問2~6の空所補充や下線部同義問題は、前後が部分的に読めていれば確定できるため取りこぼしたくない。こういった取りやすい問題に時間をかけすぎないようにしなくてはならない。問9・10といった前半の伏線の理解を要求される問題の正誤・記述の判断に時間をしっかり確保できるようにしたい。
全体としては、昨年度と異なり、英文全体からの内容一致問題が姿を消したため、処理が楽になったといえる。
【大問4】和文英訳
- 時間配分:10分以内
5題。答えとなる英文は基本的な表現である。年度によっては、与えられる英文がこなれた日本語なため、やや難しいものが出題されることが多いが、今年度は日本語をそのまま英文にすれば足りるものが多かったため取り組みやすかった。

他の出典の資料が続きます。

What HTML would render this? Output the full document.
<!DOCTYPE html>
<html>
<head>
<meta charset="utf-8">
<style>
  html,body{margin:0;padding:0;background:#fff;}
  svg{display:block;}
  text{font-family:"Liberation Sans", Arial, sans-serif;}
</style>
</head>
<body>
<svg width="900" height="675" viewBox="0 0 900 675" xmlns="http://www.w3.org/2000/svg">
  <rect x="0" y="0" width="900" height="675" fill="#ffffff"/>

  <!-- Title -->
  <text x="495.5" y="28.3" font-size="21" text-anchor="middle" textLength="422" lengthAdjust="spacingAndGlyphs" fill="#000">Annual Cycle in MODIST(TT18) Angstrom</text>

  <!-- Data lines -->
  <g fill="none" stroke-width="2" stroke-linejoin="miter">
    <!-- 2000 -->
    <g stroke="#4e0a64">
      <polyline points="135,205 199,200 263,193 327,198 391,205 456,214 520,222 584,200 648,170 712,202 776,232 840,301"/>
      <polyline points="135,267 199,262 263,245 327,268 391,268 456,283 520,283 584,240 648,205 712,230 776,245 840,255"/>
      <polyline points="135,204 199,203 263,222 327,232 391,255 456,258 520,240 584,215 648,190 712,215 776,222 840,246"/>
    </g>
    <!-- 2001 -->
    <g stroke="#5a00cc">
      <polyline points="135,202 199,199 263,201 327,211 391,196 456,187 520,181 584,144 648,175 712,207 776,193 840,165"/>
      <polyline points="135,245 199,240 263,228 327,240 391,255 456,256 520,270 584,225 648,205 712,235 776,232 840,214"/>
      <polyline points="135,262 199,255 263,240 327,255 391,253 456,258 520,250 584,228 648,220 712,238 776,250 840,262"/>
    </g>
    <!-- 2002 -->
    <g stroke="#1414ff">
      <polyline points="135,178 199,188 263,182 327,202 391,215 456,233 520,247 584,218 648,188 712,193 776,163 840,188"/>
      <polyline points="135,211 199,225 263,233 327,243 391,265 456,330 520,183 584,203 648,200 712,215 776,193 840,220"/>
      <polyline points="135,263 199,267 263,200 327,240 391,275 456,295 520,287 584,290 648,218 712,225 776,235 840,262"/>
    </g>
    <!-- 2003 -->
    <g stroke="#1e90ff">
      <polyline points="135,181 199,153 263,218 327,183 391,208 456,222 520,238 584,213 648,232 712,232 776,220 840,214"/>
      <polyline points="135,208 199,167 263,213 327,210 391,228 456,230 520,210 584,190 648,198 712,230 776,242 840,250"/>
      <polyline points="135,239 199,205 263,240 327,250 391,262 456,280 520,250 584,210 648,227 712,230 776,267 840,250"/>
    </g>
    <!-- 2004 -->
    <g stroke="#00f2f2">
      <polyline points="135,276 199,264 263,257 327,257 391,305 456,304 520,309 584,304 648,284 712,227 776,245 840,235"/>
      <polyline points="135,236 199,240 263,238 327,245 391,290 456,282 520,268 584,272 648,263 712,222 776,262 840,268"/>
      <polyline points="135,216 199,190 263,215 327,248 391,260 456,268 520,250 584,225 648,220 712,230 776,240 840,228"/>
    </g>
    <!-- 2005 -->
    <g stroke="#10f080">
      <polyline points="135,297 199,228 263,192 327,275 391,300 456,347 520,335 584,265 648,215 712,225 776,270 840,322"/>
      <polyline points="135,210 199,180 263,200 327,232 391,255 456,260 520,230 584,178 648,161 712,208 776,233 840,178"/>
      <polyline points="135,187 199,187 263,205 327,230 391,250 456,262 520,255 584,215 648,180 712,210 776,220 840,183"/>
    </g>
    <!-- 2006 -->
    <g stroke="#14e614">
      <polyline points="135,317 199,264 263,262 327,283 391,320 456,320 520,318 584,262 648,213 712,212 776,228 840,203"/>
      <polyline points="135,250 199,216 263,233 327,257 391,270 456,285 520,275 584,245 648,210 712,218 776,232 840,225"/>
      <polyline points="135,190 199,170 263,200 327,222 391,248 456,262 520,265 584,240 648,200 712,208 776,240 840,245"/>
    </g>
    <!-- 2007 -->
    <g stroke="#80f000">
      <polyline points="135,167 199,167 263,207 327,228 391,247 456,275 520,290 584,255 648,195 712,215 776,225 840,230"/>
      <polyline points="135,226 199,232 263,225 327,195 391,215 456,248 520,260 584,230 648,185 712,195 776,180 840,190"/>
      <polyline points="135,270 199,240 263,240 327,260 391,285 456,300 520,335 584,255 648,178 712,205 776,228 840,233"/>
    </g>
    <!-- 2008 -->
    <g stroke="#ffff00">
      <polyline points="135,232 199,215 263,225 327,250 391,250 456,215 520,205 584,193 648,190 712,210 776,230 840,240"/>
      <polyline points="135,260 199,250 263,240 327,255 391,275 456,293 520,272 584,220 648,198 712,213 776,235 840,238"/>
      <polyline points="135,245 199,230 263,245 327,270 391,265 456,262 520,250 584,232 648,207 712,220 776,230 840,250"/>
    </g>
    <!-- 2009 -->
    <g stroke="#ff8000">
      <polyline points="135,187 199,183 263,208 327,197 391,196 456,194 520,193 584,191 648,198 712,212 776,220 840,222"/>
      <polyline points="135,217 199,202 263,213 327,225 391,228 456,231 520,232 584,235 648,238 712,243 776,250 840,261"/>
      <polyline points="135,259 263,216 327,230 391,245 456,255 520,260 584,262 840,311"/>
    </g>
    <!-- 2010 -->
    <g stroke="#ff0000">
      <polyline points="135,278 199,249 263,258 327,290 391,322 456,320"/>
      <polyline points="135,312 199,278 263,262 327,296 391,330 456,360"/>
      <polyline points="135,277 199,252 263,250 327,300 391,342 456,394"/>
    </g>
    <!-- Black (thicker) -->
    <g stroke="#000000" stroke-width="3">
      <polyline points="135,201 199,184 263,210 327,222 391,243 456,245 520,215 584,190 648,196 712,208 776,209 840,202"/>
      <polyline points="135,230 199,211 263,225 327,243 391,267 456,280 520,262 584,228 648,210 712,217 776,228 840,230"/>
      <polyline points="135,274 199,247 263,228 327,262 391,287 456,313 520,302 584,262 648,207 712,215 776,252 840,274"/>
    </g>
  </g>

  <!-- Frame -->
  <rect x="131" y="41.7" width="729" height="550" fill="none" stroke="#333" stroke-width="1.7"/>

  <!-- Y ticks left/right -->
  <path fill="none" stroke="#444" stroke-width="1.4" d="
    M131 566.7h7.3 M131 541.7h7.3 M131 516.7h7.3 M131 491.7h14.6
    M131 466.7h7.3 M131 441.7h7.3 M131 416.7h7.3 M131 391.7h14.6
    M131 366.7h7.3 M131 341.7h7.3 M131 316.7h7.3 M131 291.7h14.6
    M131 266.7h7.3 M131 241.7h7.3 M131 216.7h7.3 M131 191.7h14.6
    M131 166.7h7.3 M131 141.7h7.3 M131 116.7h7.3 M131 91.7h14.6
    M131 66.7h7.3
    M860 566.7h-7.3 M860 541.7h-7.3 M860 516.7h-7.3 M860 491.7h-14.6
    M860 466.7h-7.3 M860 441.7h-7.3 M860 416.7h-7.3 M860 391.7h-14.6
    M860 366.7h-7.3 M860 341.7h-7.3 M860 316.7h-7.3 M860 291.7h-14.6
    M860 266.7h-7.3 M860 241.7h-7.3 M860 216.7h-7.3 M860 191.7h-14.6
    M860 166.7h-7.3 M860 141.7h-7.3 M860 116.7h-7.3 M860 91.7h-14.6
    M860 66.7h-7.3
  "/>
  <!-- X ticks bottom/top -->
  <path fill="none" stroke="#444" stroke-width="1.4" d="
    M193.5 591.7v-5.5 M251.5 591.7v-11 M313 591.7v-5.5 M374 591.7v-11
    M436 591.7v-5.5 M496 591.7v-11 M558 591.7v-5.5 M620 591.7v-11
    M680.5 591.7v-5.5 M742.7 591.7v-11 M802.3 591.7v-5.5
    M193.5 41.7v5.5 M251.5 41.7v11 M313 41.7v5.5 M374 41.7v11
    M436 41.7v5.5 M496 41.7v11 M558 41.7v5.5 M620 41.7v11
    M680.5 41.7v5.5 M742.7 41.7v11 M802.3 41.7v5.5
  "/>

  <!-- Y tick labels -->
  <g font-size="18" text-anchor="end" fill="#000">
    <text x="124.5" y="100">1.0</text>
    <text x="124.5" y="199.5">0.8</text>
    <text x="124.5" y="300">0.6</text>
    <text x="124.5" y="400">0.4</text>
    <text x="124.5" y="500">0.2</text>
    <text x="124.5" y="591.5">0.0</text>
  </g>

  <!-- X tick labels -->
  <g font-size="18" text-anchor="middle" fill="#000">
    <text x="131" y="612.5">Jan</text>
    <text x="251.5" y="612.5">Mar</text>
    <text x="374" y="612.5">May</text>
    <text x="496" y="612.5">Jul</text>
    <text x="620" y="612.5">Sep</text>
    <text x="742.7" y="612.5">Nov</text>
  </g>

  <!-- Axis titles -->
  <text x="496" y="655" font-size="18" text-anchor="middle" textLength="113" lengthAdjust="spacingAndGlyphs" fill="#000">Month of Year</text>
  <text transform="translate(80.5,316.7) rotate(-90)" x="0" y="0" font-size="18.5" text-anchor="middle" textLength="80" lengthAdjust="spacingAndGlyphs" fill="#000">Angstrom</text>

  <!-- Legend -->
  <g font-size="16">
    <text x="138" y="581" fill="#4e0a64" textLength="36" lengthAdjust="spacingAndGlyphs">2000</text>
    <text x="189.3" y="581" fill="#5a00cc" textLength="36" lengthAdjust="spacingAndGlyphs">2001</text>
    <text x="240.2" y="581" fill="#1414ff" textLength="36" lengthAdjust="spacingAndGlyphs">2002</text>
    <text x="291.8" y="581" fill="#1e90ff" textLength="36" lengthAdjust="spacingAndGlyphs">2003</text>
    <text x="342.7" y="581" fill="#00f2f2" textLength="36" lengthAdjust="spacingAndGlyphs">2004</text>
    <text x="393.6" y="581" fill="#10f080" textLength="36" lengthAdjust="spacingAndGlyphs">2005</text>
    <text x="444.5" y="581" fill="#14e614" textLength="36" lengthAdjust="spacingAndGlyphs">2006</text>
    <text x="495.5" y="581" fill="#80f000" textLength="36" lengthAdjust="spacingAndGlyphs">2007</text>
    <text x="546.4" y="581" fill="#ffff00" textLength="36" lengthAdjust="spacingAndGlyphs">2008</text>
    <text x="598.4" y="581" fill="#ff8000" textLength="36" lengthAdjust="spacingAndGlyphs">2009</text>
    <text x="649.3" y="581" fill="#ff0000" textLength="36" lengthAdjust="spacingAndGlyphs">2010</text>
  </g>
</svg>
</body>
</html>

かける時間の目安は10分だが、出来ればもう少し時間を短くして読解問題にその時間を当てられるようにすると高得点が目指せるだろう。
攻略ポイント
短い時間で長文を読み切らなければ、思考力の問われる設問に取り組むだけの余裕がなくなる。そこで、まずは速読力の向上が大きな攻略のポイントとなる。そしてその際には、単に一文ごとの逐語訳をするだけでは足りず、各文の内容のつながり、パラグラフ間の内容のつながりを意識した読解力の向上を目指す必要がある。素材となるものが物語文であることが多いので、登場人物の整理・心情の変化・場面転換を意識した読解の訓練が必要だ。リスニングは普段からリスニング対策を続けていれば満点を狙うことも可能なため得意にしておきたい。